А потом диалог, если вчитаться в него внимательно, какое-то время (до того, как городничий дает Хлестакову деньги и тот их берет) строится у Гоголя так, что каждый слушает лишь себя, притом что отдельные слова из реплик собеседника это свое подтверждают. Городничий, например, предлагает Ивану Александровичу переменить квартиру, а тому чудится, и закономерно чудится, намек на тюрьму, и он обороняется: «Я служу в Петербурге…» Петербург же в свою очередь вызывает у городничего реплику: «…все рассказали проклятые купцы». А Хлестаков, чтобы не идти в кутузку, кричит, что дойдет до министра. Вот тогда городничий и не выдерживает — падает на колени, и ему является фантом. И его он не удивил, и нас в этот момент тоже: все может быть…

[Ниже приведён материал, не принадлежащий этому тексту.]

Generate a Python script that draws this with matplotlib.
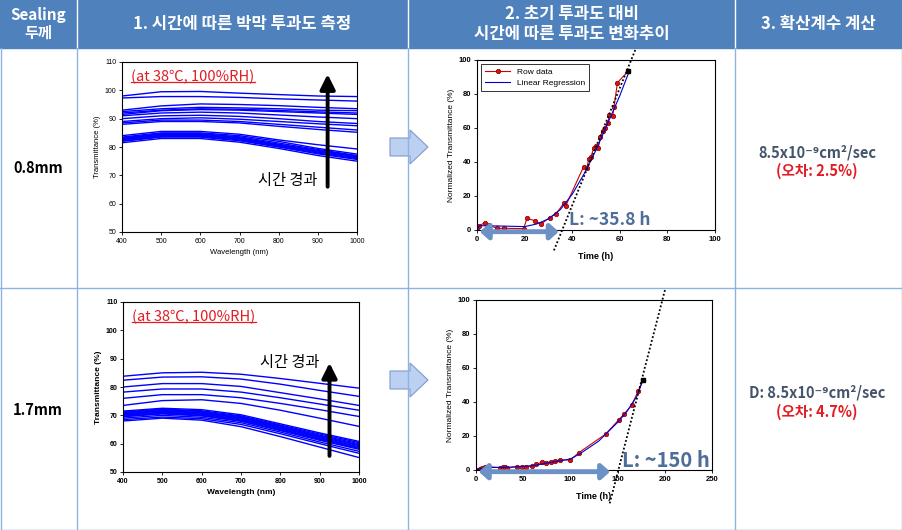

А дальнейшее Антон Антонович воспринимал уже как игру ревизора, не желающего открывать свое инкогнито. У Лаврова же от перемены обстоятельств меняется и задача: первая (с которой он шел) — была разузнать; вторая — дать взятку. В чудодейственной силе последней он нисколько не сомневается, к тому же у него появился шанс взятку эту всучить. Приезжий молод, не соврал Бобчинский, а «молодого скорее пронюхаешь…весь наверху».

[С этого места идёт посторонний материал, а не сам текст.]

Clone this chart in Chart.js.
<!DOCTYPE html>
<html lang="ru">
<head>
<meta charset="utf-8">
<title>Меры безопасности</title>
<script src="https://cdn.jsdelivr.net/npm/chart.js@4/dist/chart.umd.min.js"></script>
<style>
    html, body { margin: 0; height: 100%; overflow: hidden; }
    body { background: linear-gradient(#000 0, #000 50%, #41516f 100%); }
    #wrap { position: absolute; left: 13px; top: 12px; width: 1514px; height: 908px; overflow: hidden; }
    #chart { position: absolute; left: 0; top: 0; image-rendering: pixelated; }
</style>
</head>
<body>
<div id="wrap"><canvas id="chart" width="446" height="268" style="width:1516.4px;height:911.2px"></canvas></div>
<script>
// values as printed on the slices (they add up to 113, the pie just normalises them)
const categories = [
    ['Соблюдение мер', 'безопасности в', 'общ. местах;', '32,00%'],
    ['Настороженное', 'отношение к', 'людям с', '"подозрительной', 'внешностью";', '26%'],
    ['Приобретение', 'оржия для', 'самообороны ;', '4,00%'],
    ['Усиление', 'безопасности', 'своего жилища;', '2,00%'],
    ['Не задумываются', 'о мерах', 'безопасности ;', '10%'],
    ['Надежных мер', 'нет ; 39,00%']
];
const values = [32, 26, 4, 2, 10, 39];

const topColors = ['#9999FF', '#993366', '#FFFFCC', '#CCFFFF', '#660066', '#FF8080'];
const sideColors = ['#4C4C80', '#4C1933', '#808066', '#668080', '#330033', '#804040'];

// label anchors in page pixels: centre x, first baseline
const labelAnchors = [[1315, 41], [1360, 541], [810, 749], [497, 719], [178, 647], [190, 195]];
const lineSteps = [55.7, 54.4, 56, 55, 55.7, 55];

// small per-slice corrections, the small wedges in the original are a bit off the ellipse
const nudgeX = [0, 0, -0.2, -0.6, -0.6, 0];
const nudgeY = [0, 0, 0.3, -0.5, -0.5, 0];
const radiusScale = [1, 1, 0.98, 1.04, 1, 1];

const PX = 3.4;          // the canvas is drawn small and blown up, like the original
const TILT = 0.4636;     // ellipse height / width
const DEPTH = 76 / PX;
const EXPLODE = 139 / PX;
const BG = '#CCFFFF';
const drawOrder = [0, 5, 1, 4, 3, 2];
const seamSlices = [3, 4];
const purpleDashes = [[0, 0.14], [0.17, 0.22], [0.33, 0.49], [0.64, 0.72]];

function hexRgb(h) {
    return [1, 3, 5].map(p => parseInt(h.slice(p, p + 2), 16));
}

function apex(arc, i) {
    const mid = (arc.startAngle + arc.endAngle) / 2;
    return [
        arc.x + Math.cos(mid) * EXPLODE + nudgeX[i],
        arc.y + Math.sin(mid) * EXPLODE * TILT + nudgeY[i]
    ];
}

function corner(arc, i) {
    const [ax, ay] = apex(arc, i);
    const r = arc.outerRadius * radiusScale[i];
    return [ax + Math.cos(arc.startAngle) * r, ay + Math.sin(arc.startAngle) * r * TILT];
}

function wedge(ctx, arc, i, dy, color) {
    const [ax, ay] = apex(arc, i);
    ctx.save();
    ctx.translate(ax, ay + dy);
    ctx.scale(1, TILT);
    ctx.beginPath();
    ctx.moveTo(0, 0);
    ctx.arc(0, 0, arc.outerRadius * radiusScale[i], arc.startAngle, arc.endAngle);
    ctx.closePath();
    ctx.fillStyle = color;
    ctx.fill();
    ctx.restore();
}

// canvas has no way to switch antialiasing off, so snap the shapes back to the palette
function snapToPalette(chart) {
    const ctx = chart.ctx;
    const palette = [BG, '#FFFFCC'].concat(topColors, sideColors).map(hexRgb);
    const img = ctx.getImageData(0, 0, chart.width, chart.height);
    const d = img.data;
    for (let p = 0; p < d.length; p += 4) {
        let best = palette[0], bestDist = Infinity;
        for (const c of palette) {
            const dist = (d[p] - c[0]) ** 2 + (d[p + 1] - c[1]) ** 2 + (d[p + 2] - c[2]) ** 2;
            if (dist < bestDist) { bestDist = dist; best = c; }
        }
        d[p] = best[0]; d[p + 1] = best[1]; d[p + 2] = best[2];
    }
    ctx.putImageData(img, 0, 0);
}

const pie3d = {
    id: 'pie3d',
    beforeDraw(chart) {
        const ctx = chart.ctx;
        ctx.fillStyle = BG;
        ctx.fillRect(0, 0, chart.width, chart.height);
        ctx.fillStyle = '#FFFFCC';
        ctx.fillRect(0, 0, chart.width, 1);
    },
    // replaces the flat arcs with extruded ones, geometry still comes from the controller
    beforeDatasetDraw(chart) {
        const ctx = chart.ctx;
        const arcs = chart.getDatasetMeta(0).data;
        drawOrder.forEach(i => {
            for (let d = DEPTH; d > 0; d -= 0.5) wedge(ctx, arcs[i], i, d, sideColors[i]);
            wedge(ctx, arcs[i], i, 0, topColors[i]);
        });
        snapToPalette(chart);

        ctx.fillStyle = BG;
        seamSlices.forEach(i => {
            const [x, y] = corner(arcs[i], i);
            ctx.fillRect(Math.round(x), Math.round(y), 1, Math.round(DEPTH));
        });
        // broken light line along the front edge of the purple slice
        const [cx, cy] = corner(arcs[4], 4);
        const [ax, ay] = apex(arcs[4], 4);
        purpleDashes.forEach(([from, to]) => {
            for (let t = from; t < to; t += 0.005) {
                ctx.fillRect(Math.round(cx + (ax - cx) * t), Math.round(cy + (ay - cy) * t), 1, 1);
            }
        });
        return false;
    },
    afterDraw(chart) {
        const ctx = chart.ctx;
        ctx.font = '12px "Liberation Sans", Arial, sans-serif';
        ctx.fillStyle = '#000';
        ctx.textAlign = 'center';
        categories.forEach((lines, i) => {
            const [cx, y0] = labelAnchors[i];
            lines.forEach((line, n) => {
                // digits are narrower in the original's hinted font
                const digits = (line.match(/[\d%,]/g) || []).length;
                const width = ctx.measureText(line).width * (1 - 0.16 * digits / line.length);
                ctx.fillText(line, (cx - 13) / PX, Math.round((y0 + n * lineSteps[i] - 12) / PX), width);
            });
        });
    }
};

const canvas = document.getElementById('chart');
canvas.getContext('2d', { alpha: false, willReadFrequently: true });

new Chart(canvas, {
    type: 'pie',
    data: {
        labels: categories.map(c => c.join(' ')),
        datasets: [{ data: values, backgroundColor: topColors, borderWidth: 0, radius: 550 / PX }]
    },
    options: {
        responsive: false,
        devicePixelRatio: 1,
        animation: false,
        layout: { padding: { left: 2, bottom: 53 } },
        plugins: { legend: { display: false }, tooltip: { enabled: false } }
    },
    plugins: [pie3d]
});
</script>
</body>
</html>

Конец сцены строится импровизационно, хотя импровизацию, что само собой разумеется, после будут закреплять. Закреплять то, что режиссеру представится верным. Про Басилашвили он говорит, что пока много случайного, что же касается Лаврова, то к нему замечаний нет. У него, как и в первом акте, в процессе работы возникают детали емкие и неожиданные. Это потом, на спектакле, особенно на таком спектакле, что играется долго, актер лишь вызывает в себе ранее найденное состояние; сейчас же, на репетиции, он в состоянии персонажа пребывает. В том, разумеется, случае «пребывает», если есть готовность к работе и удача в ней.

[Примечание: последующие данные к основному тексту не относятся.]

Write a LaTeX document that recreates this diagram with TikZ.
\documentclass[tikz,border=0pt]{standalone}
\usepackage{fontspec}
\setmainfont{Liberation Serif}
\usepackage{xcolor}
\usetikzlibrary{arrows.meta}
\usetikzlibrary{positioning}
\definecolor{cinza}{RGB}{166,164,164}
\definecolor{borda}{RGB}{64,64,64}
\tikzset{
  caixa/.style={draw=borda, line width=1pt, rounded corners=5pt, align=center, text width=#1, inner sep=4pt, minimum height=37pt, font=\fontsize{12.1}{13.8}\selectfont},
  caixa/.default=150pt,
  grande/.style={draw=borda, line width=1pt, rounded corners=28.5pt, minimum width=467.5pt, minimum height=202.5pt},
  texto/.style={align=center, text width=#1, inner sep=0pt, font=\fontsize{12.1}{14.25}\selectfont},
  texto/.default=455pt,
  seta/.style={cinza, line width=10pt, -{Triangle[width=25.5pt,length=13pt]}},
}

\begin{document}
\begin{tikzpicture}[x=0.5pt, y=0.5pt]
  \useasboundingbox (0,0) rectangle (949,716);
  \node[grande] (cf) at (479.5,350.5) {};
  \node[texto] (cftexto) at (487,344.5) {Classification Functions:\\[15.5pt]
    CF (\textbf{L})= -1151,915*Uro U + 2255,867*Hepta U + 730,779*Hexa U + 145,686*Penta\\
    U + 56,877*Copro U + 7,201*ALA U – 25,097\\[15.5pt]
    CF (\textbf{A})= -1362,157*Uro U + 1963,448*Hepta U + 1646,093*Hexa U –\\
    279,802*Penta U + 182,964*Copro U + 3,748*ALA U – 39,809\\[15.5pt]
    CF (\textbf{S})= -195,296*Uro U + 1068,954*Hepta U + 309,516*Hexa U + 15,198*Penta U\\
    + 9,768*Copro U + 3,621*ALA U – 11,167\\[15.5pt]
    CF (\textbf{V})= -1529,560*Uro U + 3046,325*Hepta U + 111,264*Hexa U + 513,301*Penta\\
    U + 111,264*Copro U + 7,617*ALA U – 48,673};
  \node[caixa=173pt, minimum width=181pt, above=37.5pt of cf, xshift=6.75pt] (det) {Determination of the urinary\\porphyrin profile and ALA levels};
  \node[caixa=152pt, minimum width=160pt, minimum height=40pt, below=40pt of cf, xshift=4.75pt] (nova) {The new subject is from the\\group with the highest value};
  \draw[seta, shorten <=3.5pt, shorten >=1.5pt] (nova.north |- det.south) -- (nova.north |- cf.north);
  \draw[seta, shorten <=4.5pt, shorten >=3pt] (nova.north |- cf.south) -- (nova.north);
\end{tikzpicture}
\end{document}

У Кирилла Лаврова и то и другое присутствует, и потому возникают детали точные и неожиданные. Такая, например, деталь, как улыбка: когда он, наконец, дал Хлестакову деньги, тень ее прошла по его напряженному, измученному лицу. Улыбка была не самодовольная, не торжественная, но человеческая — так можно про нее сказать, и сказать с полным правом, потому что, повторяем, Лавров рисует не монстра, а живое лицо. «Толстоносый» — это не его герой; такое понятие о городничем для Лаврова штамп, способный низвести уровень пьесы до хрестоматийных прописей. Именно поэтому обаятельную свою, «лавровскую», улыбку актер обаятельной оставляет. Что-что, а однозначного отношения к героям ленинградский спектакль вызвать не стремится — мы не сидим в своих креслах в позе непогрешимой добродетели, которая только и знает, что брезгливо морщится. Нет, то, что происходит в «Ревизоре», касается и нас, и нас затрагивает та мысль, которую хочет утвердить исполнитель. А он хочет внушить нам: «Какая это мерзкая штука — страх; моя задача, как актера, — его развеять».